## Do this
Wherever the word "document" shows up in a line, please copy that line.

## Data section
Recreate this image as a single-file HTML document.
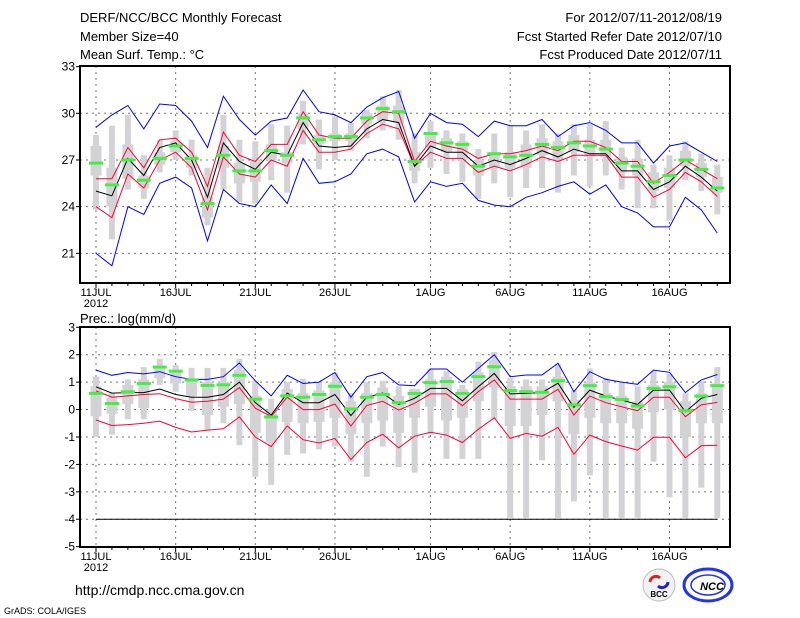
<!DOCTYPE html>
<html><head><meta charset="utf-8"><style>
html,body{margin:0;padding:0;background:#fff;}
body{width:800px;height:618px;overflow:hidden;position:relative;font-family:"Liberation Sans","DejaVu Sans",sans-serif;}
svg{position:absolute;left:0;top:0;}
text{font-family:"Liberation Sans","DejaVu Sans",sans-serif;fill:#000;}
</style></head><body>
<svg id="chart" width="800" height="618" viewBox="0 0 800 618" xmlns="http://www.w3.org/2000/svg">
<text x="80" y="22" font-size="13">DERF/NCC/BCC Monthly Forecast</text>
<text x="80" y="41" font-size="13">Member Size=40</text>
<text x="80" y="59" font-size="13">Mean Surf. Temp.: °C</text>
<text x="722" y="22" font-size="13" text-anchor="end">For 2012/07/11-2012/08/19</text>
<text x="722" y="41" font-size="13" text-anchor="end">Fcst Started Refer Date 2012/07/10</text>
<text x="722" y="59" font-size="13" text-anchor="end">Fcst Produced Date 2012/07/11</text>
<text x="80" y="323" font-size="13">Prec.: log(mm/d)</text>
<text x="75" y="595" font-size="14">http://cmdp.ncc.cma.gov.cn</text>
<text x="4" y="614" font-size="9">GrADS: COLA/IGES</text>
<g>
<circle cx="659" cy="585" r="16" fill="#f2f2f2" stroke="#bbb"/>
<path d="M650 582 a6 6 0 0 1 10 -4" stroke="#d22" stroke-width="3" fill="none"/>
<path d="M668 582 a6 6 0 0 1 -10 4" stroke="#22c" stroke-width="3" fill="none"/>
<text x="659" y="597" font-size="8" text-anchor="middle" font-weight="bold" fill="#226">BCC</text>
</g>
<g>
<ellipse cx="708" cy="585" rx="24" ry="16" fill="#fff" stroke="#2233ee" stroke-width="3"/>
<ellipse cx="708" cy="585" rx="17" ry="10" fill="none" stroke="#2233ee" stroke-width="1.5"/>
<text x="712" y="590" font-size="11" font-style="italic" font-weight="bold" text-anchor="middle" fill="#2233ee">NCC</text>
</g>
<g id="plots"></g>
</svg>
<script>
// ---- Temperature panel data (days 11JUL..19AUG) ----
const days = ["11JUL","12JUL","13JUL","14JUL","15JUL","16JUL","17JUL","18JUL","19JUL","20JUL","21JUL","22JUL","23JUL","24JUL","25JUL","26JUL","27JUL","28JUL","29JUL","30JUL","31JUL","1AUG","2AUG","3AUG","4AUG","5AUG","6AUG","7AUG","8AUG","9AUG","10AUG","11AUG","12AUG","13AUG","14AUG","15AUG","16AUG","17AUG","18AUG","19AUG"];
const xTickLabels = ["11JUL","16JUL","21JUL","26JUL","1AUG","6AUG","11AUG","16AUG"];
const tYTicks = [21,24,27,30,33];
const tMax = [29.1,29.9,30.5,29.0,30.6,30.5,29.5,27.8,31.1,29.6,28.6,29.5,29.7,31.5,30.1,29.9,29.4,30.4,31.0,31.4,28.4,30.0,29.4,29.3,28.5,29.5,29.2,29.2,29.6,28.5,29.2,29.4,28.9,28.1,28.1,26.8,27.9,28.1,27.5,26.9];
const tMin = [21.0,20.2,24.0,23.5,25.5,25.9,25.2,21.8,25.1,24.2,24.0,25.4,24.2,27.1,25.5,25.6,26.1,27.4,27.7,27.2,24.3,25.6,25.3,25.5,24.4,24.1,24.0,24.6,24.9,25.3,25.6,24.8,25.4,24.0,23.6,22.7,22.7,24.6,23.8,22.3];
const tUp = [25.8,25.8,27.8,26.5,28.3,28.4,27.5,25.3,28.8,27.3,26.9,28.0,28.0,30.1,28.6,28.4,28.4,29.5,30.1,30.0,26.9,28.2,27.9,27.7,27.1,27.4,27.4,27.6,27.9,27.6,28.2,28.2,27.8,26.9,26.9,25.5,26.2,27.0,26.4,25.8];
const tLow = [24.0,23.3,26.1,25.2,27.0,27.5,26.5,23.8,27.2,26.1,25.9,27.0,26.6,28.9,27.5,27.5,27.7,28.7,29.3,29.0,26.6,27.5,27.1,27.1,26.2,26.6,26.3,26.7,27.2,26.9,27.3,27.3,27.3,25.9,25.9,24.6,25.1,26.2,25.6,24.65];
const tMean = [25.0,24.7,27.1,26.0,27.8,28.1,27.0,24.6,28.1,26.9,26.4,27.5,27.3,29.4,27.9,27.8,27.9,29.0,29.6,29.4,26.6,27.9,27.5,27.5,26.6,27.0,26.7,27.1,27.6,27.2,27.7,27.4,27.4,26.3,26.3,25.1,25.6,26.6,25.9,25.0];
const tObs = [26.8,25.4,27.0,25.7,27.1,27.9,27.1,24.2,27.3,26.3,26.3,27.6,27.3,29.7,28.3,28.5,28.5,29.7,30.3,30.1,26.9,28.7,28.1,28.0,26.6,27.4,27.2,27.3,28.0,27.8,28.1,27.9,27.7,26.8,26.6,25.6,26.0,27.0,26.4,25.2];
const tLo = [23.8,21.9,25.1,24.5,26.2,27.0,26.0,22.8,25.1,24.3,24.2,25.7,24.9,28.0,26.4,27.0,27.6,28.4,28.9,28.3,25.5,26.5,26.1,25.6,24.5,25.5,24.6,25.2,25.2,24.9,26.0,25.3,26.0,25.1,23.9,23.9,23.1,25.7,25.0,23.5];
const tHi = [28.6,29.2,29.9,27.3,28.3,28.9,28.3,26.5,29.9,28.3,28.2,29.3,29.2,30.8,29.6,29.8,29.4,30.2,31.1,31.5,28.7,29.5,28.9,28.7,27.7,28.7,29.2,28.9,29.3,28.7,29.3,29.3,29.5,27.8,28.3,26.7,27.3,28.2,27.4,26.7];
const tQ1 = [26.0,24.0,25.8,25.2,26.7,27.5,26.5,23.3,26.5,25.5,25.6,27.0,26.8,29.0,28.0,28.2,28.2,29.3,29.5,29.4,26.3,27.8,27.5,27.0,26.0,26.5,26.5,26.5,27.3,27.0,27.5,27.2,27.2,26.2,26.0,25.0,25.2,26.6,25.9,24.9];
const tQ3 = [27.9,26.5,28.0,26.0,27.5,28.2,27.3,24.6,27.9,26.8,27.0,28.0,27.5,30.0,28.6,28.7,28.7,30.0,30.5,30.5,27.5,28.8,28.4,28.2,27.0,27.5,27.5,28.0,28.4,28.2,28.6,28.3,28.3,27.2,27.1,26.2,26.5,27.6,26.8,25.9];
// ---- Precipitation panel data ----
const pYTicks = [-5,-4,-3,-2,-1,0,1,2,3];
const pMax = [1.44,1.25,1.35,1.3,1.38,1.2,1.1,1.1,1.2,1.7,1.05,0.5,1.25,0.95,1.0,1.35,0.45,1.2,1.35,0.9,0.87,1.48,1.48,1.0,1.5,2.0,1.2,1.26,1.26,1.69,0.65,1.38,1.1,1.0,0.92,1.44,1.36,0.62,1.08,1.28];
const pMinLine = [-4,-4,-4,-4,-4,-4,-4,-4,-4,-4,-4,-4,-4,-4,-4,-4,-4,-4,-4,-4,-4,-4,-4,-4,-4,-4,-4,-4,-4,-4,-4,-4,-4,-4,-4,-4,-4,-4,-4,-4];
const pMean = [0.83,0.6,0.62,0.62,0.75,0.55,0.45,0.45,0.55,1.0,0.25,-0.2,0.6,0.25,0.25,0.55,-0.22,0.45,0.6,0.18,0.41,0.77,0.77,0.32,0.83,1.32,0.57,0.59,0.62,0.96,0.08,0.71,0.49,0.35,0.19,0.71,0.71,-0.08,0.41,0.55];
const pUp = [0.68,0.45,0.5,0.55,0.58,0.4,0.27,0.3,0.38,0.8,0.05,-0.25,0.45,0.0,0.0,0.2,-0.6,0.15,0.3,-0.02,0.23,0.57,0.57,0.14,0.65,1.08,0.38,0.38,0.38,0.74,-0.2,0.49,0.25,0.1,-0.04,0.45,0.45,-0.26,0.17,0.26];
const pLow = [-0.38,-0.58,-0.55,-0.5,-0.42,-0.65,-0.82,-0.75,-0.7,-0.27,-1.0,-1.35,-0.6,-1.1,-1.22,-1.05,-1.82,-1.2,-0.9,-1.4,-0.97,-0.83,-0.93,-1.2,-0.72,-0.3,-1.05,-0.87,-0.97,-0.65,-1.63,-0.93,-1.17,-1.33,-1.48,-1.01,-1.01,-1.76,-1.32,-1.3];
const pObs = [0.59,0.22,0.65,0.95,1.55,1.4,1.08,0.88,0.9,1.25,0.38,-0.27,0.5,0.45,0.55,0.85,0.02,0.45,0.55,0.25,0.59,0.98,1.02,0.59,1.2,1.56,0.69,0.65,0.63,1.05,0.17,0.87,0.47,0.37,0.13,0.77,0.83,-0.04,0.49,0.87];
const pLo = [-1.0,-0.92,-0.35,-0.35,0.9,0.65,-0.05,-0.75,-0.5,-1.3,-2.45,-2.75,-1.65,-1.6,-1.45,-1.35,-1.9,-2.45,-1.35,-2.1,-2.3,-0.9,-1.8,-1.8,-1.8,-0.35,-3.95,-3.95,-1.85,-3.95,-3.35,-2.4,-3.95,-3.95,-3.95,-1.9,-3.2,-3.95,-2.85,-3.95];
const pHi = [1.2,0.6,1.1,1.55,1.85,1.62,1.52,1.52,1.52,1.85,1.05,0.4,1.0,1.12,1.0,1.35,0.6,1.0,1.05,0.85,0.75,1.5,1.4,0.9,1.75,2.1,1.15,1.1,1.1,1.65,0.7,1.5,1.15,1.0,0.85,1.4,1.3,0.6,1.05,1.55];
const pQ1 = [-0.25,-0.15,0.2,0.05,1.15,0.95,0.5,-0.2,0.1,0.2,-0.85,-1.2,-0.45,-0.5,-0.45,-0.3,-0.9,-0.5,-0.4,-0.85,-0.3,0.1,-0.4,-0.3,0.3,0.8,-0.6,-0.6,-0.2,0.3,-0.9,-0.3,-0.5,-0.5,-0.7,-0.1,0.0,-1.0,-0.5,-0.5];
const pQ3 = [0.85,0.45,0.9,1.1,1.6,1.45,1.1,1.0,1.0,1.45,0.5,0.0,0.75,0.6,0.7,1.0,0.3,0.6,0.8,0.5,0.75,1.1,1.2,0.75,1.35,1.8,0.85,0.85,0.85,1.2,0.35,1.0,0.6,0.5,0.3,0.9,1.0,0.3,0.6,0.95];

const NS="http://www.w3.org/2000/svg";
const root=document.getElementById('plots');
const X0=96, DX=15.93, LEFT=80, RIGHT=730;
function xDay(i){return X0+DX*i;}
function tY(v){return 113.3-(v-30)*15.56;}
function pY(v){return 327.3+(3-v)*27.42;}
function mk(tag,attrs){const e=document.createElementNS(NS,tag);for(const k in attrs)e.setAttribute(k,attrs[k]);return e;}

function panel(top,bottom,yf,yTicks,name,lo,hi,q1,q3,obs,lines){
  const g=mk('g',{});
  
  
  root.appendChild(g);
  // gridlines
  xTickLabels.forEach((lab)=>{
    const i=days.indexOf(lab);const x=xDay(i);
    const l=mk('line',{x1:x,x2:x,y1:top,y2:bottom,stroke:'#777','stroke-dasharray':'2,4','stroke-width':1});
    
    
    g.appendChild(l);
    const t=mk('text',{x:x,y:bottom+13,'font-size':11,'text-anchor':'middle'});
    t.textContent=lab;
    
    
    g.appendChild(t);
  });
  const y2012=mk('text',{x:xDay(0),y:bottom+24,'font-size':11,'text-anchor':'middle'});
  y2012.textContent='2012';
  
  
  g.appendChild(y2012);
  yTicks.forEach(v=>{
    const y=yf(v);
    if(y>top+2&&y<bottom-2){
      const l=mk('line',{x1:LEFT,x2:RIGHT,y1:y,y2:y,stroke:'#777','stroke-dasharray':'2,4','stroke-width':1});
      
      
      g.appendChild(l);
    }
    const t=mk('text',{x:LEFT-5,y:y+4,'font-size':12,'text-anchor':'end'});
    t.textContent=String(v);
    
    
    g.appendChild(t);
    const tk=mk('line',{x1:LEFT-4,x2:LEFT,y1:y,y2:y,stroke:'#000'});
    g.appendChild(tk);
  });
  // gray boxes
  days.forEach((d,i)=>{
    const x=xDay(i);
    const r=mk('rect',{x:x-3,y:yf(hi[i]),width:6,height:Math.max(1,yf(lo[i])-yf(hi[i])),fill:'#d3d3d6'});
    
    
    g.appendChild(r);
    const b=mk('rect',{x:x-5.5,y:yf(q3[i]),width:11,height:Math.max(1,yf(q1[i])-yf(q3[i])),fill:'#d3d3d6'});
    
    
    g.appendChild(b);
  });
  lines.forEach(([arr,col,nm])=>{
    const p=mk('polyline',{points:arr.map((v,i)=>xDay(i).toFixed(1)+','+yf(v).toFixed(1)).join(' '),fill:'none',stroke:col,'stroke-width':1});
    
    
    g.appendChild(p);
  });
  obs.forEach((v,i)=>{
    const r=mk('rect',{x:xDay(i)-7,y:yf(v)-1.5,width:14,height:3,fill:'#44ee44'});
    
    
    g.appendChild(r);
  });
  // x minor ticks
  days.forEach((d,i)=>{
    const tk=mk('line',{x1:xDay(i),x2:xDay(i),y1:bottom,y2:bottom+(xTickLabels.includes(d)?5:3),stroke:'#000'});
    g.appendChild(tk);
  });
  const f=mk('rect',{x:LEFT,y:top,width:RIGHT-LEFT,height:bottom-top,fill:'none',stroke:'#000','stroke-width':2});
  
  
  g.appendChild(f);
}
panel(66,283,tY,tYTicks,'temperature-panel',tLo,tHi,tQ1,tQ3,tObs,
  [[tMax,'#0000ff','max-line'],[tMin,'#0000ff','min-line'],[tUp,'#ff0033','upper-line'],[tLow,'#ff0033','lower-line'],[tMean,'#000','mean-line']]);
panel(327,547,pY,pYTicks,'precip-panel',pLo,pHi,pQ1,pQ3,pObs,
  [[pMax,'#0000ff','max-line'],[pMinLine,'#000','min-line'],[pUp,'#ff0033','upper-line'],[pLow,'#ff0033','lower-line'],[pMean,'#000','mean-line']]);
</script>
</body></html>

## Exercise response
Recreate this image as a single-file HTML document.
const root=document.getElementById('plots');
function mk(tag,attrs){const e=document.createElementNS(NS,tag);for(const k in attrs)e.setAttribute(k,attrs[k]);return e;}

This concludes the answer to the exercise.